Leaving aside conspiracy theories, the current dysfunctional situation with the internet carries major epistemic, and therefore power, implications for the human race. We first need to ditch Google, explore and be vigilant about other search engines such as Scroogle.

Then we have to have the intellectual courage and drive to entertain alternative conceptualisations of the way the world works, while maintaining a critical stance towards fringe sources of information. I've always thought this but had the point driven home to me recently while researching "Hadronic Mechanics", a thought system that may or may not be bogus. It was devised by Ananda Bosman and Ruggero Santilli. The revision history on Wikipedia's page about Santilli vividly illustrates the issue of Internet information homogeneity and suppression of information. Without any knowledge of the subject itself you can instantly tell that there is an orchestrated campaign to discredit Santilli being waged on Wikipedia, especially in light of the number of physicists who have cited his works according to Google Scholar.

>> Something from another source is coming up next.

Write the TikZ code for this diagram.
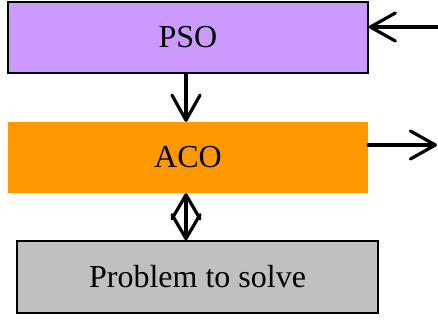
\documentclass[tikz,border=0pt]{standalone}
\usepackage{fontspec}
\setmainfont{Liberation Serif}
\usetikzlibrary{arrows.meta}
\definecolor{psoviolet}{HTML}{CC99FF}
\definecolor{acoorange}{HTML}{FF9900}
\definecolor{probgray}{HTML}{C0C0C0}
\begin{document}
\begin{tikzpicture}[x=1pt, y=1pt,
		box/.style={minimum width=360pt, minimum height=71pt, inner sep=0pt, font=\fontsize{32}{36}\selectfont},
		flow/.style={line width=3.2pt, line cap=round, -{Straight Barb[length=25pt, width=28pt, line width=3.2pt, round]}},
		twoway/.style={line width=3.2pt, line cap=round, {Straight Barb[length=24pt, width=28pt, line width=3.2pt, round]}-{Straight Barb[length=24pt, width=28pt, line width=3.2pt, round]}}]
			\useasboundingbox (0,0) rectangle (438,322);
			\node[box, fill=psoviolet, draw=black, line width=1.5pt] (pso) at (188,284.5) {PSO};
			\node[box, fill=acoorange] (aco) at (188,164.5) {ACO};
			\node[box, fill=probgray, draw=black, line width=1.5pt, minimum width=361pt, minimum height=72pt] (prob) at (197.5,45) {Problem to solve};
			\coordinate (inR) at (440,295);
			\coordinate (outR) at (437,177);
			\draw[flow] ([xshift=-2pt]pso.south) -- ([xshift=-2pt]aco.north);
			\draw[twoway] ([xshift=-2pt]aco.south) -- ([xshift=-2pt]aco.south |- prob.north);
			\draw[flow] (inR) -- (pso.east |- inR);
			\draw[flow] (aco.east |- outR) -- (outR);
		\end{tikzpicture}
\end{document}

But, indeed, it seems to be everyone's need for consensus or some kind of ultimate citation authority that is the cause of the retarded development of a truly dynamic, critically engaged,intellectually democratic internet with wide and varied information dispersion. Instead the Wikipedians cry, "Citation needed".

The statement "a = a" cannot be contested; it's a priori and analytic. However, the attribution of insanity to someone who questions whether 1 + 1 = 2 is authoritarian if you believe (unlike most contemporary philosophers) that there is such a thing as Kantian a priori synthetic knowledge. Or if you believe in set theory, believe in Goedel's theorem, or have taken cognisance of the irreconcilability of quantum physics and the theory of relativity.

Maybe we can use the term "sanity" loosely to describe correspondence with consensus common sense apprehension of reality and unspoken assumptions. This would mean, for instance, that Newtonian physics is the sanest form of physics, with other theories possessing varying levels of sanity. All synthetic propositions in all thought systems, including the current proposition, are unable to be given the status of being absolutely true, and rely on infinite regresses of assumptions. So we are reduced to making subjective assessments of each other's sanity depending on adherence to different assumptions. This is fine. In fact there is no other way. Citation not needed. Hyperlink away! ...or even not at all.